セルフ給油システム・周辺機器 販売・施工
和田商事株式会社

セルフ雑記帳

和田 信治

vol.208『自殺行為』

社会・国際

2008-05-19

 内閣府が16日に発表した「自殺対策に関する意識調査」によると、成人男女の19.1%が本気で自殺を考えた経験があることが明らかになった。とりわけ、20代で24.6%、30代で27.8%と高い比率であることもわかった。若い人たちが、生きるのをやめたくなるような国─何ともやりきれない話である。

 はなし変わって今月のガソリンスタンド業界。前月の反動からまだ回復できずにいるスタンドが多いようで、前年同月比で相当減販する見通しだ。売れなくなると、不安になる。不安になると、この業界がすることはただ一つ、売り値を下げるしかない。

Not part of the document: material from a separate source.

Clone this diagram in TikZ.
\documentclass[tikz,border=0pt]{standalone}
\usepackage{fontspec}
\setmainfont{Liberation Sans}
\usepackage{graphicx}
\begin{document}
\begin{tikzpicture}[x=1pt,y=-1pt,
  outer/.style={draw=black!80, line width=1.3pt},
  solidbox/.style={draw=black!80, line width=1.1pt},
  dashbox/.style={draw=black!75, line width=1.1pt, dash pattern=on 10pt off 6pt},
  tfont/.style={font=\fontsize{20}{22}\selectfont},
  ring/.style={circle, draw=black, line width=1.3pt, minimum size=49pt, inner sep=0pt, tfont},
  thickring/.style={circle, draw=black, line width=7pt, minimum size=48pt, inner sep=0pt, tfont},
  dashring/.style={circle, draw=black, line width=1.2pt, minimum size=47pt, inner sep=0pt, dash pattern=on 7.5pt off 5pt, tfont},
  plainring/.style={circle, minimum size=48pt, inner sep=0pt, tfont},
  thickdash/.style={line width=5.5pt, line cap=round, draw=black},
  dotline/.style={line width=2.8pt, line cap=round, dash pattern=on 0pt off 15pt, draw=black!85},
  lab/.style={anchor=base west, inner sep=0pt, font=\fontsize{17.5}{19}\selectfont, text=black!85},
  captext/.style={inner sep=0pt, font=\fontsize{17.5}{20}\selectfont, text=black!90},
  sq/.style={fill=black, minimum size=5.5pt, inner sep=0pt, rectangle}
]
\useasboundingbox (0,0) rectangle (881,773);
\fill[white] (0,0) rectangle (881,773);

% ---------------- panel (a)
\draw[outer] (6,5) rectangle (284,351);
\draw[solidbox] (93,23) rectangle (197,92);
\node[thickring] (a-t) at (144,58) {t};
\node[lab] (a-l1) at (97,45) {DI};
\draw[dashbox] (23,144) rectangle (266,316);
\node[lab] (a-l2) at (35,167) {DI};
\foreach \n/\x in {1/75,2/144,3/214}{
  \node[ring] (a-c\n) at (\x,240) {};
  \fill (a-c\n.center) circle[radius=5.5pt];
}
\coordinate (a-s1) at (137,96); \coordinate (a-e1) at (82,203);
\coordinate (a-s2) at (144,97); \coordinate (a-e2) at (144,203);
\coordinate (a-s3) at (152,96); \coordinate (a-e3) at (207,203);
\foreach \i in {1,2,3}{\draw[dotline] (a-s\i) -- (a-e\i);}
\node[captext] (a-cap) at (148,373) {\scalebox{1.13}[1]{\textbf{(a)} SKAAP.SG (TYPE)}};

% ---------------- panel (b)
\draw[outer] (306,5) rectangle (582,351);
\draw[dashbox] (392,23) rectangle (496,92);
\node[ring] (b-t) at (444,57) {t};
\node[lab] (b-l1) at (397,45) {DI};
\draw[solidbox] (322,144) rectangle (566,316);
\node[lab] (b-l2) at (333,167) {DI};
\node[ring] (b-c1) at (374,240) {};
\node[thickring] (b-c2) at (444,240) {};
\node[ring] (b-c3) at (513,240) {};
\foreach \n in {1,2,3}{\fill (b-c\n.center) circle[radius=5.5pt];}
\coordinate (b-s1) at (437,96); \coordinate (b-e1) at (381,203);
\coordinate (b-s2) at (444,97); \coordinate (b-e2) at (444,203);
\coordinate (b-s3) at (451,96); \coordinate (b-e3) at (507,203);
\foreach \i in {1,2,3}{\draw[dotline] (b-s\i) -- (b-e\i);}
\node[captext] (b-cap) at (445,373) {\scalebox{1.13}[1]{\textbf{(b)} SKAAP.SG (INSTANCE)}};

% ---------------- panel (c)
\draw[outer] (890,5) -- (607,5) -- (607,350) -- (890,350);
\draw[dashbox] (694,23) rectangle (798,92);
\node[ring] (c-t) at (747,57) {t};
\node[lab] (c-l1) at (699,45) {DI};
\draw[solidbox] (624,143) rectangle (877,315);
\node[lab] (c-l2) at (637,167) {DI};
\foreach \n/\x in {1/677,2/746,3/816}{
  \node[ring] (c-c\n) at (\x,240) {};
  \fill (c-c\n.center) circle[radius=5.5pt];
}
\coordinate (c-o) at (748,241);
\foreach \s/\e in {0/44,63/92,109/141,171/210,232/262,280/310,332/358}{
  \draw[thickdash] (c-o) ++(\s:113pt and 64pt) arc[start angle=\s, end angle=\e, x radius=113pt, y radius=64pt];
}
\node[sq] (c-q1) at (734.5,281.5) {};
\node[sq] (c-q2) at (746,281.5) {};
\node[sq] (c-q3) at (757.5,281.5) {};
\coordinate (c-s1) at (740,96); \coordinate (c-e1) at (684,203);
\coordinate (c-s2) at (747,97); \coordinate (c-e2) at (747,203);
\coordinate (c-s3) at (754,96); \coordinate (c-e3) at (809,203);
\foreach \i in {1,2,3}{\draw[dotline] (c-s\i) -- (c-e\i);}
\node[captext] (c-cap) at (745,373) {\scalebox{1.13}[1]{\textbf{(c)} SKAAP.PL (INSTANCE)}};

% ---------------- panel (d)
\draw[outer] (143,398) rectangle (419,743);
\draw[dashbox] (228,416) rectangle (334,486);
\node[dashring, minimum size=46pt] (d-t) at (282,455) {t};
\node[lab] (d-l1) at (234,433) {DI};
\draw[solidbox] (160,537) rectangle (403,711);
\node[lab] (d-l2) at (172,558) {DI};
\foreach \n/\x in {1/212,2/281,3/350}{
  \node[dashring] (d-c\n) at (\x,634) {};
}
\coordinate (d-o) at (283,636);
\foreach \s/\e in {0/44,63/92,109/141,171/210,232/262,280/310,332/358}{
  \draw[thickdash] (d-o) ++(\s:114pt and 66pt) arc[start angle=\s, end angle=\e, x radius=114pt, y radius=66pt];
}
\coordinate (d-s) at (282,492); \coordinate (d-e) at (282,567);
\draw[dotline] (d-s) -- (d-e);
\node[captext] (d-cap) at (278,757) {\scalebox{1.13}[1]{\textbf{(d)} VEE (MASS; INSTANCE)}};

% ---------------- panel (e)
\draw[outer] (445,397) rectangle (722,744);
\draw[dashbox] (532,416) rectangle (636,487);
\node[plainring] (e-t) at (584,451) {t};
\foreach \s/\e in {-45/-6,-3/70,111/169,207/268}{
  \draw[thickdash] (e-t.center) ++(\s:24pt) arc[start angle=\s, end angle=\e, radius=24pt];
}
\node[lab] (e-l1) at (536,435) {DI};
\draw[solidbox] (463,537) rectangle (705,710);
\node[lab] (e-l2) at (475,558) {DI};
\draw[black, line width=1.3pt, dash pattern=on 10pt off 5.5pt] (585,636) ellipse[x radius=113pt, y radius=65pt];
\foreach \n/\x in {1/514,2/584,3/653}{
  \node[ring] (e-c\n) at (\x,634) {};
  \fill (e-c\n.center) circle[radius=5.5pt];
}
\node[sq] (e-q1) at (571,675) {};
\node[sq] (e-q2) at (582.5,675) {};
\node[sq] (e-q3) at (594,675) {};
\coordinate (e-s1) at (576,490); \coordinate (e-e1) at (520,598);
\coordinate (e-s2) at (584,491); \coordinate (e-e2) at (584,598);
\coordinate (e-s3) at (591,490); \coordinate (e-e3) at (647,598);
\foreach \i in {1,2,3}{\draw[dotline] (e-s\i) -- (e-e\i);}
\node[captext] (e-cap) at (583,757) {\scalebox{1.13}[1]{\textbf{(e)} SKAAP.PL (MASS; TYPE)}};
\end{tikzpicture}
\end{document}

日進市も例外ではない。

 今月18日現在、日進市のセルフスタンドのレギュラーガソリン価格は、軒並み148円である。全国平均値が160円を越えたとNHKが報じる中、連休明けからズルズル下がってこの価格である。そこから消費税約7円を引けば…ほぼ原価に近い。

 来月には、さらなる仕入れ価格の値上がりが予想される中での値下げ競争は“自殺行為”と評されている。セルフスタンドが全国最多の愛知県で、その1割強が密集しているという日進市周辺では、1軒が下げればたちまち向こう三軒両どなりがこれに追従する。さしずめ、集合住宅の一軒で硫化水素自殺をしでかすと、住民全体に被害が及ぶようなものだ。

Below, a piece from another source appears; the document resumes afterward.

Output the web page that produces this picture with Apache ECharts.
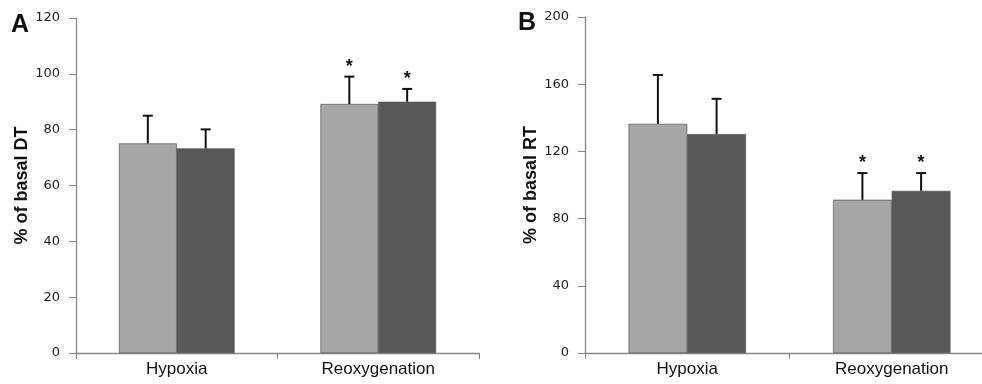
<!DOCTYPE html>
<html><head><meta charset="utf-8">
<script src="https://cdn.jsdelivr.net/npm/echarts@6/dist/echarts.min.js"></script>
<style>html,body{margin:0;padding:0;background:#fff}#c{width:982px;height:384px}</style>
</head><body><div id="c"></div>
<script>
const categories = ['Hypoxia', 'Reoxygenation'];
// Panel A: % of basal DT
const dtLight = [75.1, 89.2];
const dtLightErr = [85.0, 99.0];
const dtDark = [73.3, 90.0];
const dtDarkErr = [80.1, 94.6];
const dtStarLight = [false, true];
const dtStarDark = [false, true];
// Panel B: % of basal RT
const rtLight = [136.4, 91.2];
const rtLightErr = [165.5, 107.1];
const rtDark = [130.3, 96.5];
const rtDarkErr = [151.3, 107.1];
const rtStarLight = [false, true];
const rtStarDark = [false, true];
const dtTicks = {min: 0, max: 120, interval: 20};
const rtTicks = {min: 0, max: 200, interval: 40};

const LIGHT = '#a6a6a6', DARK = '#595959';
const BARW = 0.287;

function errSeries(axisIdx, errs, tops, stars, side) {
  return {
    type: 'custom', xAxisIndex: axisIdx, yAxisIndex: axisIdx, z: 5,
    data: categories.map((c, i) => [i, tops[i], errs[i], stars[i] ? 1 : 0]),
    renderItem: function (params, api) {
      const i = api.value(0);
      const band = api.size([1, 0])[0];
      const bw = band * BARW;
      const base = api.coord([i, api.value(1)]);
      const x = base[0] + side * bw / 2;
      const yTop = api.coord([i, api.value(2)])[1];
      const y0 = base[1];
      const children = [
        {type: 'line', shape: {x1: x, y1: y0, x2: x, y2: yTop}, style: {stroke: '#111', lineWidth: 2}},
        {type: 'line', shape: {x1: x - 5, y1: yTop, x2: x + 5, y2: yTop}, style: {stroke: '#111', lineWidth: 2}}
      ];
      if (api.value(3)) {
        children.push({type: 'text', x: x, y: yTop - 10,
          style: {text: '*', fill: '#111', font: 'bold 18px "Liberation Sans", Arial', align: 'center', verticalAlign: 'middle'}});
      }
      return {type: 'group', children: children};
    }
  };
}

function barSeries(axisIdx, data, color) {
  return {
    type: 'bar', xAxisIndex: axisIdx, yAxisIndex: axisIdx, data: data,
    barWidth: (BARW * 100) + '%', barGap: '0%',
    itemStyle: {color: color, borderColor: '#444', borderWidth: 0.6},
    silent: true
  };
}

const axisLine = {show: true, lineStyle: {color: '#868686', width: 1.3}};
function xAxis(gi) {
  return {
    type: 'category', gridIndex: gi, data: categories,
    axisLine: axisLine,
    axisTick: {show: true, inside: false, length: 6, lineStyle: {color: '#868686'}},
    axisLabel: {color: '#111', fontSize: 17, fontFamily: '"Liberation Sans", Arial', margin: 8}
  };
}
function yAxis(gi, t, name) {
  return {
    type: 'value', gridIndex: gi, min: t.min, max: t.max, interval: t.interval,
    name: name, nameLocation: 'middle', nameGap: 43, nameRotate: 90,
    nameTextStyle: {color: '#111', fontSize: 18, fontWeight: 'bold', fontFamily: '"Liberation Sans", Arial'},
    axisLine: axisLine,
    axisTick: {show: true, length: 7, lineStyle: {color: '#868686'}},
    splitLine: {show: false},
    axisLabel: {color: '#1a1a2a', fontSize: 13, fontFamily: '"DejaVu Sans"', margin: 16}
  };
}

const chart = echarts.init(document.getElementById('c'), null, {renderer: 'canvas'});
chart.setOption({
  animation: false,
  backgroundColor: '#fff',
  grid: [
    {left: 76, width: 403, top: 18, bottom: 31, containLabel: false, outerBoundsMode: 'none'},
    {left: 585, width: 409, top: 17, bottom: 31, containLabel: false, outerBoundsMode: 'none'}
  ],
  xAxis: [xAxis(0), xAxis(1)],
  yAxis: [yAxis(0, dtTicks, '% of basal DT'), yAxis(1, rtTicks, '% of basal RT')],
  graphic: [
    {type: 'text', left: 11, top: 13, style: {text: 'A', font: 'bold 25px "Liberation Sans", Arial', fill: '#111'}},
    {type: 'text', left: 518, top: 11, style: {text: 'B', font: 'bold 25px "Liberation Sans", Arial', fill: '#111'}}
  ],
  series: [
    barSeries(0, dtLight, LIGHT), barSeries(0, dtDark, DARK),
    errSeries(0, dtLightErr, dtLight, dtStarLight, -1), errSeries(0, dtDarkErr, dtDark, dtStarDark, 1),
    barSeries(1, rtLight, LIGHT), barSeries(1, rtDark, DARK),
    errSeries(1, rtLightErr, rtLight, rtStarLight, -1), errSeries(1, rtDarkErr, rtDark, rtStarDark, 1)
  ]
});
</script></body></html>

 硫化水素ガスは、空気よりも重いので、例えば5階建てのマンションの3階の一室で硫化水素ガスが発生した場合は、住民は4階以上、可能なら屋上へ逃れるべきなのだ。ところが、日進市のセルフスタンド銀座では、一軒が“自殺行為”に走ると、すぐに同じ価格か、それよりさらに下の価格(階)までぞろぞろと降りてくる。まさに“集団自殺”となってしまう。

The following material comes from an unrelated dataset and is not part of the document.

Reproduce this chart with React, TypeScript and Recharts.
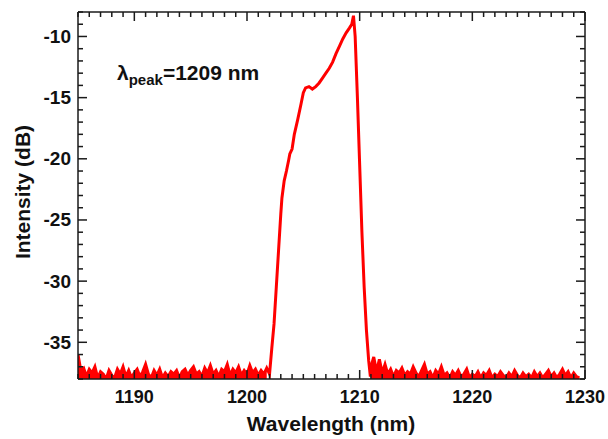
import { ComposedChart, Line, Area, XAxis, YAxis } from 'recharts'

// spectrum (nm / dB)
const noiseLeftNm = [
  1185, 1185.25, 1185.5, 1185.75, 1186, 1186.25, 1186.5, 1186.75, 1187, 1187.25, 1187.5, 1187.75,
  1188, 1188.25, 1188.5, 1188.75, 1189, 1189.25, 1189.5, 1189.75, 1190, 1190.25, 1190.5, 1190.75,
  1191, 1191.25, 1191.5, 1191.75, 1192, 1192.25, 1192.5, 1192.75, 1193, 1193.25, 1193.5, 1193.75,
  1194, 1194.25, 1194.5, 1194.75, 1195, 1195.25, 1195.5, 1195.75, 1196, 1196.25, 1196.5, 1196.75,
  1197, 1197.25, 1197.5, 1197.75, 1198, 1198.25, 1198.5, 1198.75, 1199, 1199.25, 1199.5, 1199.75,
  1200, 1200.25, 1200.5, 1200.75, 1201, 1201.25, 1201.5, 1201.75,
]
const noiseLeftDb = [
  -36.0, -37.3, -37.1, -37.8, -37.2, -37.5, -37.0, -37.9, -37.4, -37.6, -38.0, -37.3,
  -37.7, -37.9, -37.2, -37.6, -37.0, -37.8, -37.3, -37.9, -37.5, -37.2, -37.8, -37.4,
  -36.8, -37.6, -37.9, -37.3, -37.7, -37.2, -37.9, -37.5, -37.8, -37.4, -37.6, -37.3,
  -37.9, -37.4, -37.2, -37.7, -37.3, -37.0, -37.6, -37.4, -37.8, -37.1, -37.5, -36.9,
  -37.6, -37.3, -37.8, -37.2, -37.4, -36.8, -37.7, -37.2, -37.5, -37.0, -37.7, -37.3,
  -37.6, -36.9, -37.5, -37.2, -37.7, -37.3, -37.6, -37.1,
]

const peakNm = [
  1202.0, 1202.2, 1202.4, 1202.6, 1202.8, 1203.0, 1203.1, 1203.3, 1203.5, 1203.7, 1203.8, 1204.0,
  1204.2, 1204.5, 1204.8, 1205.0, 1205.2, 1205.5, 1205.8, 1206.1, 1206.4, 1206.7, 1207.0, 1207.3,
  1207.6, 1207.9, 1208.2, 1208.5, 1208.8, 1209.1, 1209.3, 1209.45, 1209.6, 1209.8, 1210.0, 1210.2,
  1210.4, 1210.6, 1210.8, 1210.95,
]
const peakDb = [
  -37.6, -35.5, -33.5, -30.5, -27.5, -24.5, -23.2, -21.8, -21.0, -20.1, -19.6, -19.2,
  -18.0, -16.8, -15.5, -14.6, -14.2, -14.1, -14.3, -14.1, -13.8, -13.4, -13.0, -12.6,
  -12.1, -11.4, -10.8, -10.2, -9.7, -9.3, -9.0, -8.3, -10.0, -15.0, -20.5, -26.0,
  -30.5, -34.0, -36.5, -37.8,
]

const noiseRightNm = [
  1211, 1211.25, 1211.5, 1211.75, 1212, 1212.25, 1212.5, 1212.75, 1213, 1213.25, 1213.5, 1213.75,
  1214, 1214.25, 1214.5, 1214.75, 1215, 1215.25, 1215.5, 1215.75, 1216, 1216.25, 1216.5, 1216.75,
  1217, 1217.25, 1217.5, 1217.75, 1218, 1218.25, 1218.5, 1218.75, 1219, 1219.25, 1219.5, 1219.75,
  1220, 1220.25, 1220.5, 1220.75, 1221, 1221.25, 1221.5, 1221.75, 1222, 1222.25, 1222.5, 1222.75,
  1223, 1223.25, 1223.5, 1223.75, 1224, 1224.25, 1224.5, 1224.75, 1225, 1225.25, 1225.5, 1225.75,
  1226, 1226.25, 1226.5, 1226.75, 1227, 1227.25, 1227.5, 1227.75, 1228, 1228.25, 1228.5, 1228.75,
  1229, 1229.25, 1229.5,
]
const noiseRightDb = [
  -37.0, -36.2, -37.4, -36.4, -37.5, -36.8, -37.6, -37.2, -37.8, -37.3, -37.5, -37.1,
  -37.7, -37.4, -37.6, -37.0, -37.5, -37.8, -37.3, -36.8, -37.6, -37.4, -37.9, -37.3,
  -37.6, -37.0, -37.7, -37.5, -37.9, -37.4, -37.7, -37.3, -37.8, -37.6, -37.2, -37.9,
  -37.6, -37.8, -37.4, -37.9, -37.5, -37.7, -37.3, -37.9, -37.6, -37.8, -37.4, -37.7,
  -37.9, -37.5, -37.8, -37.3, -37.7, -37.9, -37.5, -37.8, -37.6, -37.9, -37.4, -37.8,
  -37.5, -37.9, -37.6, -37.3, -37.8, -37.5, -37.9, -37.6, -37.2, -37.7, -37.4, -37.9,
  -37.5, -37.8, -37.9,
]

const xMajor = [1190, 1200, 1210, 1220, 1230]
const yMajor = [-35, -30, -25, -20, -15, -10]

// noise floor is drawn as a filled band, the peak as a plain trace
const data = [
  ...noiseLeftNm.map((nm, i) => ({ nm, db: noiseLeftDb[i], floor: noiseLeftDb[i] })),
  ...peakNm.map((nm, i) => ({ nm, db: peakDb[i], floor: null })),
  ...noiseRightNm.map((nm, i) => ({ nm, db: noiseRightDb[i], floor: noiseRightDb[i] })),
]

const xTicks: number[] = []
for (let v = 1185; v <= 1230; v++) xTicks.push(v)
const yTicks: number[] = []
for (let v = -38; v <= -8; v++) yTicks.push(v)

const FONT = '"Liberation Sans", Arial, Helvetica, sans-serif'
const INK = '#1a1a1a'
const MAJOR = 9
const MINOR = 5

function tickRenderer(side: 'bottom' | 'top' | 'left' | 'right') {
  return (props: any) => {
    const { x, y, payload } = props
    const v = payload.value
    const major = side === 'left' || side === 'right' ? yMajor.includes(v) : xMajor.includes(v)
    const len = major ? MAJOR : MINOR
    let line
    if (side === 'bottom') line = <line x1={x} y1={y} x2={x} y2={y - len} />
    else if (side === 'top') line = <line x1={x} y1={y} x2={x} y2={y + len} />
    else if (side === 'left') line = <line x1={x} y1={y} x2={x + len} y2={y} />
    else line = <line x1={x} y1={y} x2={x - len} y2={y} />
    return (
      <g stroke={INK} strokeWidth={1.5}>
        {line}
        {major && side === 'bottom' && (
          <text x={x} y={y + 24} textAnchor="middle" stroke="none" fill="#111"
            fontFamily={FONT} fontWeight="bold" fontSize={18}>{v}</text>
        )}
        {major && side === 'left' && (
          <text x={x - 7} y={y + 6.5} textAnchor="end" stroke="none" fill="#111"
            fontFamily={FONT} fontWeight="bold" fontSize={19}>{v}</text>
        )}
      </g>
    )
  }
}

export default function App() {
  return (
    <div style={{ position: 'absolute', left: 0, top: 0, width: 608, height: 439, background: '#fff' }}>
      <ComposedChart width={608} height={439} data={data}
        margin={{ top: 11, right: 22, bottom: 0, left: 0 }}>
        <XAxis xAxisId="b" dataKey="nm" type="number" domain={[1185, 1230]} allowDataOverflow
          ticks={xTicks} interval={0} height={60} tickSize={0} tickMargin={0} tickLine={false}
          tick={tickRenderer('bottom')} axisLine={{ stroke: INK, strokeWidth: 1.5 }} />
        <XAxis xAxisId="t" dataKey="nm" type="number" orientation="top" domain={[1185, 1230]} allowDataOverflow
          ticks={xTicks} interval={0} height={1} tickSize={0} tickMargin={0} tickLine={false}
          tick={tickRenderer('top')} axisLine={{ stroke: INK, strokeWidth: 1.5 }} />
        <YAxis yAxisId="l" type="number" domain={[-38, -8]} allowDataOverflow
          ticks={yTicks} interval={0} width={78} tickSize={0} tickMargin={0} tickLine={false}
          tick={tickRenderer('left')} axisLine={{ stroke: INK, strokeWidth: 1.5 }} />
        <YAxis yAxisId="r" type="number" orientation="right" domain={[-38, -8]} allowDataOverflow
          ticks={yTicks} interval={0} width={1} tickSize={0} tickMargin={0} tickLine={false}
          tick={tickRenderer('right')} axisLine={{ stroke: INK, strokeWidth: 1.5 }} />
        <Line xAxisId="t" yAxisId="r" dataKey="db" stroke="none" dot={false} isAnimationActive={false} />
        <Area xAxisId="b" yAxisId="l" type="linear" dataKey="floor" stroke="none" fill="#ff0000"
          fillOpacity={1} baseValue={-38} connectNulls={false} dot={false} activeDot={false}
          isAnimationActive={false} />
        <Line xAxisId="b" yAxisId="l" type="linear" dataKey="db" stroke="#ff0000" strokeWidth={3}
          dot={false} activeDot={false} isAnimationActive={false} />
      </ComposedChart>
      <svg width={608} height={439} style={{ position: 'absolute', left: 0, top: 0, pointerEvents: 'none' }}>
        <text x={117} y={80} fontFamily={FONT} fontWeight="bold" fontSize={21} fill="#111">
          λ<tspan fontSize={15} dy={5}>peak</tspan><tspan dy={-5}>=1209 nm</tspan>
        </text>
        <text x={331} y={431} textAnchor="middle" fontFamily={FONT} fontWeight="bold" fontSize={21} fill="#111">
          Wavelength (nm)
        </text>
        <text x={30} y={192} transform="rotate(-90 30 192)" textAnchor="middle" fontFamily={FONT}
          fontWeight="bold" fontSize={21} fill="#111">
          Intensity (dB)
        </text>
      </svg>
    </div>
  )
}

 こんなことを繰り返していると、本当の自殺者が続出するような業界になってしまうのではないかと心配してしまう。いまさら、夢と希望のある業界にしようなどという空しいことを書くつもりは無いが、せめてつましいながらも毎日を心穏やかに暮らせるような業界にできないものかと思うきょうこの頃である。

 自殺をするのは弱い人間なのだという見方は、大きな誤りである。解決不能に思える問題に直面した時、耐え難い苦痛から逃れたいと思うのは、正常な心理状態である。もちろん、その解決策として自殺という選択肢を取るのことは正しいことではない。冒頭の内閣府の調査によれば、自殺を考えたことのある人の11%は、「悩みやつらい気持ちを受け止めてくれる人がいない」と答えている。周囲の支えの有無が、自殺行為を思いとどまらせるか否かの分かれ目となるようだ。

 これを、ガソリンスタンドに当てはめるなら、系列店であれば、やはり元売りが適切な助言や支援をする立場にあると思う。特に、今月のような特殊な事情の場合こそ、減販に動揺する系列店を励まし、冷静な対応を促すべきではないか。ところが、ここ日進市で率先して“自殺価格”を掲出しているのは元売りの子会社セルフだったりする。弱者は死ねと言わんばかりだ。

 社会福祉法人「いのちの電話」によると、自殺した人は、平均16回未遂をはかっているのだそうだ。それは切羽詰った必死のサインであり、それが段々とエスカレートし、最終的には死に至ってしまうのだという。減販による収益の低下や資金繰りの悪化が、現金をかき集めるだけの採算を度外視した安売りへとエスカレートしてゆくなら、その末路はやはり“死”ではないだろうか。